In Speak Memory, Vladimir Nabokov writes “our existence is but a brief crack of light between two eternities of darkness.” That is why the background of this composite photograph is black with a drop shadow on the images of my grandmother’s old house and church as they currently exist (representing also their imprint in my memory).  And there’s me at the bottom with my book, Tea Leaves, tying the generations together.  The title comes from the first line in the book with my mother saying to me: “Your grandmother read tea leaves.”  My mother told me this when I was 35 and she was in her mid 70s and dying.  I never heard about my grandmother reading tea leaves until then.

Since I titled the photograph “Trinity” — I decided that there should be three of them. The second photograph shows the door of my grandmother’s church as it is now in a collage with my parents wedding photograph above it. Like memory, the photograph of my parents’ wedding is fading into the background.

Finding my grandmother’s old church was magical. I recognized the arched red door from an old wedding portrait of my parents. When I photographed the broken stain glass window, a scent of musty decay reached my nose.  It may be the scent of abandonment and poverty, but I remember that smell from childhood. I associate it with my grandmother’s house — in particular with her basement.

The third photo shows the church, the house and my grandmother.

If I had done this project five or more years ago, I would not have thought of returning to my grandmother’s church. Perhaps being a member of Restoration — and of finding a church that I could be a member of — gives me a stronger connection to my grandmother and to my ancestors.

I always thought that my grandmother’s strong attachment to her church was mainly social and not religious. Some years after my mother and father were married in Saint Simeon’s, my mother became a card carrying atheist and my father declared himself an agnostic. They both were, in many ways, ahead of their time.
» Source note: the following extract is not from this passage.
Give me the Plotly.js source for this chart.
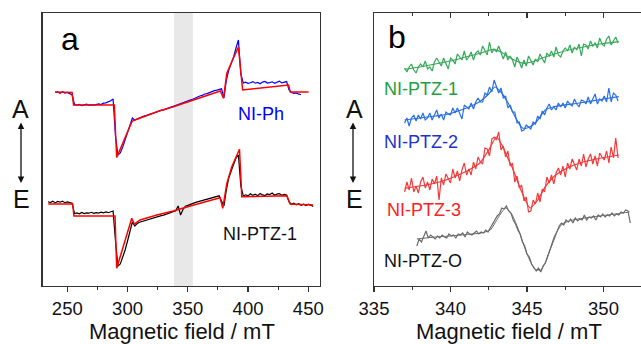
<!DOCTYPE html>
<html>
<head>
<meta charset="utf-8">
<script src="https://cdn.plot.ly/plotly-3.0.1.min.js"></script>
<style>html,body{margin:0;padding:0;background:#fff;}#chart{width:641px;height:344px;}</style>
</head>
<body>
<div id="chart"></div>
<script>
// ---------- Panel a (field in mT, intensity in arbitrary units) ----------
const phStart = 240, phStep = 2;
const niPhData = [193.5,194,192.8,194.2,193,193.6,192.4,191,
181.5,180.8,181.6,180.5,181.2,181.8,180.6,181.4,180.9,181.7,182.2,181.5,182.8,183.2,184,185.2,187,
150,131,133,139,146,153,160,168,166,
167.2,168.6,169,170.2,170.6,171.8,172.4,173,174.1,174.6,175.8,176.2,177.3,177.8,178.9,179.6,180.4,181.6,
182.2,183.1,184.3,184.6,185.9,186.8,188,188.7,190,190.6,192,192.4,193.6,194.1,195.3,195.8,196.9,197.2,
188,206,216,222,229,238,246,212,203,
203.8,202.6,203.2,204.4,202.8,203.6,202.2,203.9,204.6,202.9,203.4,204.2,202.7,203.8,204.9,203.1,203.7,204.4,
196,193.4,192.6,193.1,191.8,191.5];
const niPhFitX = [239.8,254.0,255.2,289.0,291.0,303.5,305.0,315,325,338,352,366,377.0,379.6,382.4,386.5,392.0,395.5,415,433.6,435.0,450.2];
const niPhFitY = [194,193.5,181,181,128.5,164,165.5,170,174.5,179.3,185,190.3,195,187.7,212.7,224.3,239,196,198.5,201,194,194];

const ptz1aStart = 234, ptz1aStep = 2;
const niPtz1aData = [84.2,83.4,84.8,83.1,84.5,83.8,84.9,83.3,84.1,83.6,82.8,
72.4,73.1,72.2,73.6,72.5,73.2,72.8,73.7,72.6,73.4,72.9,73.8,73.1,74,73.3,74.2,75,
45,20,22,28,36,45,56,64,60,
62.5,63.8,64.6,65.2,66.1,66.8,67.4,68.3,69,69.6,70.4,70.9,71.7,72.4,73.1,73.9,75.2,80,
71,76.5,79.8,80.6,81.7,82.3,83.4,84.1,84.8,85.9,86.4,87.2,87.9,88.6,89.1,89.8,90.2,85,
80,96,108,115,122,128,131,100,90,
91.2,90.1,92.3,90.6,91.8,90.3,92.6,91.1,90.4,92.1,91.5,93,90.7,91.9,92.4,90.8,91.6,90.9,
84,81.6,82.8,81.1,82.3,80.7,81.9,80.4,81.8,80.9,79.5];
const niPtz1aFitX = [234.2,254.5,255.5,289.6,291.0,303.5,305.6,310.4,324.3,338,352,366,376.8,379.0,382.4,386.5,392.9,394.8,432.2,435.0,454];
const niPtz1aFitY = [82,82,70,70,17.7,67.7,62,66,71,75,80,85,88.3,77.7,102.7,119.3,136.7,89.3,90.3,82,81];

const bandRange = [338.6, 354.2];

// ---------- Panel b ----------
const bStart = 337.0, bStep = 0.15;
const ptz1Data = [218,214,219,222,216,213,219,222,219,225,217,219,215,224,228,224,220,228,223,217,
228,226,222,232,229,226,235,226,229,234,226,233,235,231,240,236,231,244,233,237,
234,240,233,227,234,226,230,226,219,229,224,218,226,220,230,225,221,227,224,232,
227,223,233,230,235,229,239,231,229,235,238,235,241,233,239,236,242,230,242,241,
237,245,240,243,238,248,242,240,247,250,241,245,249,243];
const ptz1FitX = [337.0,338,339,340,341,342,342.8,343.3,343.8,344.3,344.8,345.3,346,347,348,349,350,351];
const ptz1FitY = [216.7,219,222,225,229,233,236.7,234,229,225,222.7,224,228,233,237,240,242.5,244.3];

const ptz2Data = [163,168,160,168,171,165,171,167,173,166,168,173,166,172,176,168,172,166,174,172,
171,178,173,178,173,167,181,179,177,183,177,184,188,184,184,193,191,199,194,206,
199,193,198,188,190,178,181,174,174,163,164,155,156,161,159,157,164,162,170,167,
175,171,178,182,176,179,176,183,179,183,178,185,182,180,187,182,179,186,185,182,
189,182,187,192,182,187,185,190,184,198,184,193,191,185];
const ptz2FitX = [337.0,338,339,339.7,340.5,341.2,341.9,342.5,342.9,343.3,343.8,344.3,344.7,345.1,345.6,346.2,346.8,348.4,350,351];
const ptz2FitY = [166,168,170,171.5,175,179,184.3,192,199,194,182,167,158,158.5,164,176,179.5,183,187,189.3];

const ptz3Data = [94,104,96,108,94,100,93,104,109,98,104,96,107,102,110,86,108,101,112,108,
103,117,108,115,105,116,123,111,117,111,124,117,129,124,122,138,137,130,147,149,
146,154,136,140,129,135,120,123,104,110,98,101,85,89,74,75,86,82,93,84,
97,94,109,103,111,102,113,118,111,120,109,123,117,127,122,116,127,120,132,119,
127,132,122,130,120,133,129,126,135,123,139,128,148,128];
const ptz3FitX = [337.0,338,339,339.7,340.5,341.2,341.9,342.5,343.0,343.4,343.8,344.1,344.6,345.2,345.7,346.2,346.8,347.5,348.4,349.5,351];
const ptz3FitY = [97.7,100,103,106,111,116,122.7,136,149,140,126,116,96,78,86,99.3,110,117,122.7,127,131];

const ptzOStart = 337.8;
const ptzOData = [40,47,44,50,55,48,51,49,47,50,48,51,49,48,52,50,51,48,52,51,
53,49,54,52,51,53,55,52,54,53,56,54,58,62,65,70,72,78,77,80,
75,73,66,62,56,52,44,40,32,29,22,19,15,18,14,20,23,30,36,44,
50,55,60,63,61,66,64,67,63,68,65,67,66,71,66,69,68,70,66,71,
69,72,69,71,70,73,70,72,71,74,73,76,75,63];
const ptzOFitX = [337.8,339,340,341,342,342.6,343.1,343.6,344.0,344.5,345,345.5,345.9,346.3,346.8,347.3,348,349,350,351,351.7];
const ptzOFitY = [47,49,50,51.5,53,56,68,78,72,54,32,17,16,27,50,62,66,68.5,70.5,72.5,74];

const xTitle = 'Magnetic field / mT';
const panelLabels = ['a', 'b'];
const sampleLabelsA = ['NI-Ph', 'NI-PTZ-1'];
const sampleLabelsB = ['NI-PTZ-1', 'NI-PTZ-2', 'NI-PTZ-3', 'NI-PTZ-O'];

function grid(start, step, n) { const a = []; for (let i = 0; i < n; i++) a.push(+(start + i * step).toFixed(3)); return a; }

const FONT = 'Arial, "Liberation Sans", Helvetica, sans-serif';
const AX = '#333';

function line(x, y, color, width, xa, ya, shape) {
  return {x: x, y: y, mode: 'lines', line: {color: color, width: width, shape: shape || 'linear', smoothing: 0.6},
    xaxis: xa, yaxis: ya, hoverinfo: 'skip', showlegend: false};
}

const cGreen = '#36a85a', cBlue = '#2a6fe6', cRed = '#f23a3a', cGray = '#6a6a6a';

const traces = [
  line(grid(phStart, phStep, niPhData.length), niPhData, '#0000ff', 1.2, 'x', 'y'),
  line(niPhFitX, niPhFitY, '#ff0000', 1.5, 'x', 'y'),
  line(grid(ptz1aStart, ptz1aStep, niPtz1aData.length), niPtz1aData, '#000000', 1.2, 'x', 'y'),
  line(niPtz1aFitX, niPtz1aFitY, '#ff0000', 1.5, 'x', 'y'),

  line(grid(bStart, bStep, ptz1Data.length), ptz1Data, cGreen, 1.2, 'x2', 'y2'),
  line(ptz1FitX, ptz1FitY, cGreen, 1.2, 'x2', 'y2', 'spline'),
  line(grid(bStart, bStep, ptz2Data.length), ptz2Data, cBlue, 1.2, 'x2', 'y2'),
  line(ptz2FitX, ptz2FitY, cBlue, 1.2, 'x2', 'y2', 'spline'),
  line(grid(bStart, bStep, ptz3Data.length), ptz3Data, cRed, 1.2, 'x2', 'y2'),
  line(ptz3FitX, ptz3FitY, cRed, 1.2, 'x2', 'y2', 'spline'),
  line(grid(ptzOStart, bStep, ptzOData.length), ptzOData, cGray, 1.2, 'x2', 'y2'),
  line(ptzOFitX, ptzOFitY, cGray, 1.0, 'x2', 'y2', 'spline'),
  {x: [], y: [], xaxis: 'x3', yaxis: 'y2', mode: 'lines', showlegend: false, hoverinfo: 'skip'}
];

const H = 344, W = 641, MT = 13, MB = 58;
const py = v => (H - MB - v) / (H - MT - MB);  // pixel row -> paper y
const px = v => v / W;

function xaxisBase(range, dtick, tick0, minorDtick) {
  return {
    range: range, dtick: dtick, tick0: tick0, showgrid: false, zeroline: false,
    showline: true, linecolor: AX, linewidth: 1.3, mirror: true,
    ticks: 'outside', ticklen: 5, tickwidth: 1.3, tickcolor: AX, ticklabelstandoff: 0,
    minor: {ticks: 'outside', ticklen: 3, tickwidth: 1.1, tickcolor: AX, dtick: minorDtick, showgrid: false},
    tickfont: {family: FONT, size: 18.5, color: '#111'},
    automargin: false
  };
}

const ann = [];
function txt(text, x, y, size, color) {
  ann.push({text: text, x: px(x), y: py(y), xref: 'paper', yref: 'paper', showarrow: false,
    xanchor: 'center', yanchor: 'middle', font: {family: FONT, size: size, color: color}});
}
function arrow(x, yTop, yBot) {
  ann.push({text: '', x: px(x), y: py(yBot), xref: 'paper', yref: 'paper', showarrow: true,
    ax: 0, ay: -(yBot - yTop), axref: 'pixel', ayref: 'pixel', arrowside: 'end+start', arrowhead: 2,
    startarrowhead: 2, arrowsize: 1, startarrowsize: 1, arrowwidth: 1.3, arrowcolor: '#111'});
}
// axis titles
txt(xTitle, 181.7, 331.5, 22, '#111');
txt(xTitle, 509, 331.5, 22, '#111');
txt(panelLabels[0], 70, 39, 32, '#000');
txt(panelLabels[1], 396.5, 37, 32, '#000');
txt('A', 20.5, 108.5, 25, '#111');
txt('E', 21.5, 198.5, 25, '#111');
arrow(21, 121, 183);
txt('A', 354.5, 108.5, 25, '#111');
txt('E', 354.5, 198.5, 25, '#111');
arrow(353, 121, 183);
txt(sampleLabelsA[0], 261, 113.5, 18, '#0000ff');
txt(sampleLabelsA[1], 259.5, 233.5, 18, '#111');
txt(sampleLabelsB[0], 420.5, 88.5, 18, '#22a040');
txt(sampleLabelsB[1], 420.5, 141.5, 18, '#1c34cc');
txt(sampleLabelsB[2], 423.5, 209.5, 18, '#ff2020');
txt(sampleLabelsB[3], 423, 260.5, 18, '#111');

const xa = xaxisBase([229.6, 459.7], 50, 250, 25);
xa.domain = [px(42.7), px(320)]; xa.anchor = 'y';
const xb = xaxisBase([335, 352.45], 5, 335, 2.5);
xb.domain = [px(374), 1]; xb.anchor = 'y2';

const layout = {
  width: W, height: H, margin: {l: 0, r: 0, t: MT, b: MB, pad: 0},
  paper_bgcolor: '#fff', plot_bgcolor: 'rgba(0,0,0,0)',
  font: {family: FONT},
  xaxis: xa,
  yaxis: {domain: [0, 1], range: [0, 273], anchor: 'x', showline: true, mirror: true, linecolor: AX, linewidth: 1.3,
    showticklabels: false, ticks: '', showgrid: false, zeroline: false, fixedrange: true},
  xaxis2: xb,
  yaxis2: {domain: [0, 1], range: [0, 273], anchor: 'x2', showline: true, mirror: false, linecolor: AX, linewidth: 1.3,
    showticklabels: false, ticks: '', showgrid: false, zeroline: false},
  xaxis3: {overlaying: 'x2', anchor: 'y2', side: 'top', range: [335, 352.45], dtick: 5, tick0: 335,
    ticks: 'inside', ticklen: 5, tickwidth: 1.3, tickcolor: AX, showticklabels: false, showline: false,
    showgrid: false, zeroline: false,
    minor: {ticks: 'inside', ticklen: 3, tickwidth: 1.1, tickcolor: AX, dtick: 2.5}},
  shapes: [{type: 'rect', xref: 'x', yref: 'paper', x0: bandRange[0], x1: bandRange[1], y0: 0, y1: 1,
    fillcolor: '#e8e8e8', line: {width: 0}, layer: 'below'}],
  annotations: ann,
  showlegend: false
};

Plotly.newPlot('chart', traces, layout, {staticPlot: true, displayModeBar: false});
</script>
</body>
</html>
The secular upbringing they gave me was a gift.  Yet, here I am, a Unitarian Universalist, searching for religious significance.

I share my grandmother’s sense of the spiritual, be it be reading tea leaves or clairvoyance in finding a parking spot. Since my ancestry involves religion, I come back to my original question, “what does religion mean to me?”

One purpose for religion is to make the world a better place. For this reason, I am proud to be part of a tradition that honors social justice and the legacy of “deeds not creeds.”

Another purpose of religion is to explain mortality.

When I heard the UU belief that “everyone goes to heaven,” I thought as party lines go, that’s not a bad one.

There’s lots of room in this religion — enough for you and for me. As the UUA website says:

“We are Unitarian Universalist and: Atheist/Agnostic, Buddhist, Christian, Hindu, Humanist, Jewish, Muslim, Pagan, and more.”

There’s room for my belief in karma — that what goes around comes around.

There’s also room for traditional beliefs. I heard someone say, in this church, of a departed loved one, that he is in a better place. I really began to think about it. It is comforting.  And if you look at the statement logically (even without a religious context) it is true.

I watched my mother and my aunt die slow agonizing deaths — there is no doubt in my mind that wherever they went is better than where they were.

I agree with the Buddhists that “we should always keep in mind the impermanence of life.”

I also have a kind of Buddhist theory about the energy or the consciousness of our lives continuing after death.

For example, my mother’s wisdom and acerbic wit is often in my mind.

So who do you see when you look in the mirror? I see my late aunt and mother. When I laugh I hear my grandmother. He is still living, but when I look in the mirror sometimes I see my father. Specifically, I see his hair. When he had hair, it was just like mine.

You don’t have to answer now, but think about it. Who speaks to you and what are they saying?